Its Myth Buster time! A common myth about mentorship is the adult should have experienced a balanced or stable childhood to be a good role model for a youth today.
Who makes a good mentor?
Can the man who grew up in foster care be a mentor?
Can the woman who is an Army Veteran and was adopted be a mentor?
Can the non-binary person raised by their grandparents be a mentor?
It is great if volunteers grew up in a stable nuclear family home. However, it is often the case when a mentor didn’t have a stable upbringing and they have managed to create a life for themselves, there is more of a bond with their mentee. Mentees in youth mentoring programs are often experiencing social adversity. They regularly are in a single parent home, they may have an incarcerated parent, they likely live near or below the poverty line, or they may be raised by another family member. A mentor who has experienced adversity as a youth themselves, provides hope for the mentee and the opportunity to see their future differently. The child can start to envision a time where their life isn’t always going to be chaotic or problematic.

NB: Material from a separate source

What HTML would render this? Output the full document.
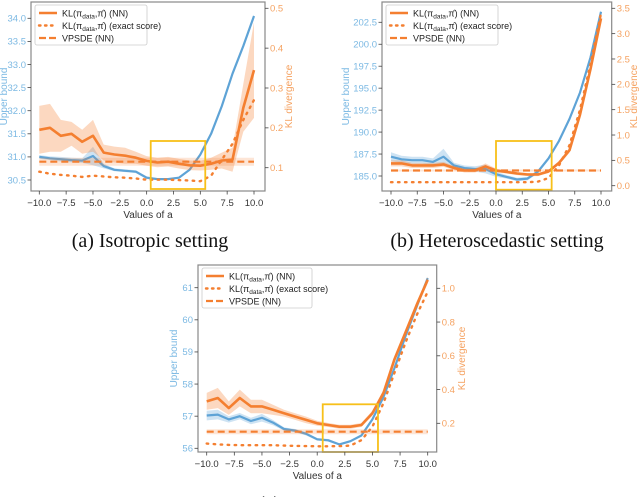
<!DOCTYPE html>
<html><head><meta charset="utf-8">
<style>
html,body{margin:0;padding:0;background:#fff;width:640px;height:497px;overflow:hidden}
svg{display:block;font-family:"Liberation Sans",sans-serif}
.cap{font-family:"Liberation Serif",serif;font-size:20px;fill:#111}
</style></head><body>
<svg id="fig" width="640" height="497" viewBox="0 0 640 497"></svg>
<script>
const xs = [-10,-9,-8,-7,-6,-5,-4,-3,-2,-1,0,1,2,3,4,5,6,7,8,9,10];
const xTicks = [-10,-7.5,-5,-2.5,0,2.5,5,7.5,10];
const xTickLabels = ["\u221210.0","\u22127.5","\u22125.0","\u22122.5","0.0","2.5","5.0","7.5","10.0"];

// Panel (a)
const aBlue = [31.0,30.97,30.95,30.93,30.92,31.02,30.8,30.72,30.7,30.68,30.55,30.52,30.52,30.55,30.72,31.05,31.5,32.1,32.8,33.4,34.05];
const aBlueErr = [0.04,0.04,0.05,0.05,0.05,0.2,0.05,0.03,0.03,0.03,0.03,0.02,0.02,0.02,0.02,0.03,0.03,0.03,0.03,0.03,0.03];
const aNN = [0.195,0.2,0.18,0.185,0.165,0.18,0.138,0.133,0.13,0.125,0.117,0.113,0.115,0.11,0.106,0.105,0.11,0.118,0.12,0.25,0.345];
const aNNErr = [0.06,0.06,0.04,0.03,0.03,0.04,0.02,0.02,0.02,0.015,0.012,0.012,0.012,0.012,0.012,0.012,0.015,0.02,0.03,0.06,0.12];
const aExact = [0.09,0.085,0.082,0.08,0.077,0.08,0.078,0.076,0.075,0.073,0.07,0.07,0.07,0.069,0.068,0.066,0.08,0.12,0.16,0.22,0.27];
const aVp = 0.115;
const aLeftTicks = [30.5,31.0,31.5,32.0,32.5,33.0,33.5,34.0];
const aRightTicks = [0.1,0.2,0.3,0.4,0.5];

// Panel (b)
const bBlue = [187.2,186.9,186.8,186.8,186.6,187.2,186.2,185.9,185.8,185.8,185.2,184.9,184.6,184.7,185.5,187.0,189.0,191.5,194.5,198.5,203.7];
const bBlueErr = [0.5,0.4,0.4,0.4,0.4,0.9,0.3,0.3,0.3,0.5,0.3,0.2,0.2,0.2,0.2,0.2,0.2,0.2,0.2,0.2,0.2];
const bNN = [0.44,0.44,0.4,0.4,0.4,0.42,0.35,0.3,0.3,0.38,0.3,0.27,0.24,0.22,0.22,0.28,0.45,0.7,1.4,2.3,3.3];
const bNNErr = [0.06,0.06,0.05,0.05,0.05,0.05,0.04,0.04,0.04,0.06,0.04,0.03,0.03,0.03,0.03,0.03,0.04,0.05,0.06,0.06,0.08];
const bExact = [0.07,0.07,0.07,0.07,0.07,0.07,0.07,0.07,0.07,0.07,0.07,0.07,0.07,0.07,0.08,0.15,0.4,0.8,1.5,2.4,3.4];
const bVp = 0.3;
const bLeftTicks = [185.0,187.5,190.0,192.5,195.0,197.5,200.0,202.5];
const bLeftLabels = ["185.0","187.5","190.0","192.5","195.0","197.5","200.0","202.5"];
const bRightTicks = [0,0.5,1.0,1.5,2.0,2.5,3.0,3.5];

// Panel (c)
const cBlue = [57.02,57.05,56.9,57.0,56.85,56.95,56.8,56.6,56.55,56.45,56.28,56.25,56.12,56.22,56.4,56.9,57.6,58.5,59.5,60.4,61.3];
const cBlueErr = [0.15,0.15,0.1,0.1,0.1,0.12,0.08,0.05,0.05,0.05,0.04,0.04,0.03,0.03,0.03,0.03,0.03,0.03,0.03,0.03,0.03];
const cNN = [0.33,0.35,0.29,0.35,0.3,0.3,0.28,0.26,0.24,0.22,0.2,0.19,0.18,0.18,0.19,0.26,0.38,0.58,0.74,0.9,1.05];
const cNNErr = [0.05,0.06,0.04,0.05,0.04,0.04,0.03,0.02,0.02,0.02,0.015,0.012,0.012,0.012,0.012,0.015,0.02,0.02,0.02,0.02,0.02];
const cExact = [0.08,0.075,0.072,0.07,0.07,0.07,0.07,0.068,0.066,0.065,0.064,0.064,0.065,0.068,0.1,0.18,0.32,0.5,0.68,0.84,0.98];
const cVp = 0.15;
const cLeftTicks = [56,57,58,59,60,61];
const cRightTicks = [0.2,0.4,0.6,0.8,1.0];

const NS = "http://www.w3.org/2000/svg";
const svg = document.getElementById('fig');
const BLUE = "#5ea3d6", ORANGE = "#f47f30", LBLUE = "#7cb9e3", LORANGE = "#f5a261";
function mk(tag, attrs, parent){const e=document.createElementNS(NS,tag);for(const k in attrs)e.setAttribute(k,attrs[k]);(parent||svg).appendChild(e);return e;}
function lin(d0,d1,p0,p1){return v=>p0+(v-d0)*(p1-p0)/(d1-d0);}

function panel(P){
  const g = mk('g',{});
  
  
  const X = lin(-10,10,P.xa,P.xb);
  const YL = lin(P.l0,P.l1,P.ly0,P.ly1);
  const YR = lin(P.r0,P.r1,P.ry0,P.ry1);
  const band = (vals,err,Y,col,op,name)=>{
    let d = xs.map((x,i)=>(i?'L':'M')+X(x).toFixed(1)+','+Y(vals[i]+err[i]).toFixed(1)).join('');
    for(let i=xs.length-1;i>=0;i--) d+='L'+X(xs[i]).toFixed(1)+','+Y(vals[i]-err[i]).toFixed(1);
    const e = mk('path',{d:d+'Z',fill:col,'fill-opacity':op,stroke:'none'},g);
    
    
  };
  const line = (vals,Y,col,extra,name)=>{
    const d = xs.map((x,i)=>(i?'L':'M')+X(x).toFixed(1)+','+Y(vals[i]).toFixed(1)).join('');
    const e = mk('path',Object.assign({d,fill:'none',stroke:col,'stroke-width':2.2,'stroke-linejoin':'round'},extra),g);
    
    
  };
  band(P.blue,P.blueErr,YL,BLUE,0.3,'upper-bound-band');
  line(P.blue,YL,BLUE,{},'upper-bound-line');
  band(P.nn,P.nnErr,YR,ORANGE,0.3,'kl-nn-band');
  const vpErr = xs.map(()=>P.vpErr);
  const vpv = xs.map(()=>P.vp);
  band(vpv,vpErr,YR,ORANGE,0.2,'vpsde-band');
  line(vpv,YR,ORANGE,{'stroke-dasharray':'7,4'},'vpsde-line');
  line(P.exact,YR,ORANGE,{'stroke-dasharray':'1.5,5.5','stroke-linecap':'round','stroke-width':2.4},'kl-exact-line');
  line(P.nn,YR,ORANGE,{'stroke-width':2.6},'kl-nn-line');
  const hb = mk('rect',{x:X(P.box[0]),y:P.by0,width:X(P.box[1])-X(P.box[0]),height:P.by1-P.by0,fill:'none',stroke:'#f7c01a','stroke-width':1.8},g);
  
  
  const fr = mk('rect',{x:P.fx0,y:P.fy0,width:P.fx1-P.fx0,height:P.fy1-P.fy0,fill:'none',stroke:'#888','stroke-width':1.2},g);
  
  
  xTicks.forEach((t,i)=>{
    mk('line',{x1:X(t),x2:X(t),y1:P.fy1,y2:P.fy1+3.5,stroke:'#444','stroke-width':0.8},g);
    const tx = mk('text',{x:X(t),y:P.fy1+15,'font-size':9.5,'text-anchor':'middle',fill:'#333'},g);
    tx.textContent = xTickLabels[i];
    
    
  });
  const xl = mk('text',{x:(P.fx0+P.fx1)/2,y:P.fy1+27,'font-size':10,'text-anchor':'middle',fill:'#333'},g);
  xl.textContent='Values of a';
  
  
  P.lt.forEach((t,i)=>{
    mk('line',{x1:P.fx0-3.5,x2:P.fx0,y1:YL(t),y2:YL(t),stroke:'#444','stroke-width':0.8},g);
    const tx = mk('text',{x:P.fx0-5,y:YL(t)+3.3,'font-size':9.5,'text-anchor':'end',fill:LBLUE},g);
    tx.textContent = P.ll ? P.ll[i] : (P.ldec!=null ? t.toFixed(P.ldec) : String(t));
    
    
  });
  P.rt.forEach(t=>{
    mk('line',{x1:P.fx1,x2:P.fx1+3.5,y1:YR(t),y2:YR(t),stroke:'#444','stroke-width':0.8},g);
    const tx = mk('text',{x:P.fx1+5,y:YR(t)+3.3,'font-size':9.5,'text-anchor':'start',fill:LORANGE},g);
    tx.textContent = t.toFixed(1);
    
    
  });
  const my=(P.fy0+P.fy1)/2;
  const yl = mk('text',{x:P.ylx,y:my,'font-size':10,'text-anchor':'middle',fill:LBLUE,transform:`rotate(-90 ${P.ylx} ${my})`},g);
  yl.textContent='Upper bound';
  
  
  const yr = mk('text',{x:P.yrx,y:my,'font-size':10,'text-anchor':'middle',fill:LORANGE,transform:`rotate(-90 ${P.yrx} ${my})`},g);
  yr.textContent='KL divergence';
  
  
  const lx=P.fx0+4, ly=P.fy0+3;
  const lg = mk('g',{},g);
  
  
  mk('rect',{x:lx,y:ly,width:P.legW,height:40,fill:'#fff','fill-opacity':0.85,stroke:'#ccc','stroke-width':0.8,rx:2},lg);
  const ents=[[{'stroke-width':2.6},'KL(π<tspan font-size="6.5" dy="2">data</tspan><tspan dy="-2">,π̂) (NN)</tspan>'],
    [{'stroke-dasharray':'1.5,4.5','stroke-linecap':'round','stroke-width':2.4},'KL(π<tspan font-size="6.5" dy="2">data</tspan><tspan dy="-2">,π̂) (exact score)</tspan>'],
    [{'stroke-dasharray':'7,3'},'VPSDE (NN)']];
  ents.forEach((e,i)=>{
    const yy=ly+8+i*12.5;
    mk('line',Object.assign({x1:lx+4,x2:lx+22,y1:yy,y2:yy,stroke:ORANGE,'stroke-width':2.2},e[0]),lg);
    const t=mk('text',{x:lx+27,y:yy+3.3,'font-size':9,fill:'#222'},lg);
    t.innerHTML=e[1];
    
    
  });
}

panel({name:'panel-a-isotropic',xa:39.3,xb:254,fx0:31,fx1:265,fy0:2,fy1:191,
  l0:30.5,l1:34.0,ly0:180,ly1:18.3,r0:0.1,r1:0.5,ry0:167.7,ry1:8.3,
  blue:aBlue,blueErr:aBlueErr,nn:aNN,nnErr:aNNErr,exact:aExact,vp:aVp,vpErr:0.01,
  lt:aLeftTicks,ldec:1,rt:aRightTicks,box:[0.38,5.46],by0:141,by1:189,ylx:7,yrx:292,legW:112});
panel({name:'panel-b-heteroscedastic',xa:391,xb:601,fx0:382,fx1:611.7,fy0:2,fy1:191,
  l0:185,l1:202.5,ly0:176,ly1:22.3,r0:0,r1:3.5,ry0:185.7,ry1:8.3,
  blue:bBlue,blueErr:bBlueErr,nn:bNN,nnErr:bNNErr,exact:bExact,vp:bVp,vpErr:0.02,
  lt:bLeftTicks,ll:bLeftLabels,rt:bRightTicks,box:[0,5.3],by0:141,by1:189.7,ylx:349,yrx:637,legW:112});
panel({name:'panel-c',xa:206.7,xb:427.7,fx0:198,fx1:436.7,fy0:265,fy1:452,
  l0:56,l1:61,ly0:448.3,ly1:287.7,r0:0.2,r1:1.0,ry0:423.3,ry1:288.3,
  blue:cBlue,blueErr:cBlueErr,nn:cNN,nnErr:cNNErr,exact:cExact,vp:cVp,vpErr:0.015,
  lt:cLeftTicks,rt:cRightTicks,box:[0.5,5.5],by0:404.3,by1:452,ylx:177,yrx:465,legW:110});

const c1=mk('text',{x:150,y:247,'text-anchor':'middle',class:'cap'});
c1.textContent='(a) Isotropic setting';


const c2=mk('text',{x:497,y:247,'text-anchor':'middle',class:'cap'});
c2.textContent='(b) Heteroscedastic setting';


const c3=mk('text',{x:300,y:510,'text-anchor':'middle',class:'cap'});
c3.textContent='(c) Setting';


</script>
</body></html>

A driving motivation for many mentors is they remember what it was like to be the age of their mentee. Maybe the volunteer struggled in their childhood, but they have learned how to build their life up despite lack of guidance and they want better for the next generation. They have already gotten out of their own circumstances and can give life advice to their mentee on how to cope and become more independent. Often, learning what not to do in life leads to a deeper understanding of how to correctly go about living.
A mentor doesn’t need to be perfect. A mentor just needs to be there consistently, be supportive, willing to listen, teach and learn.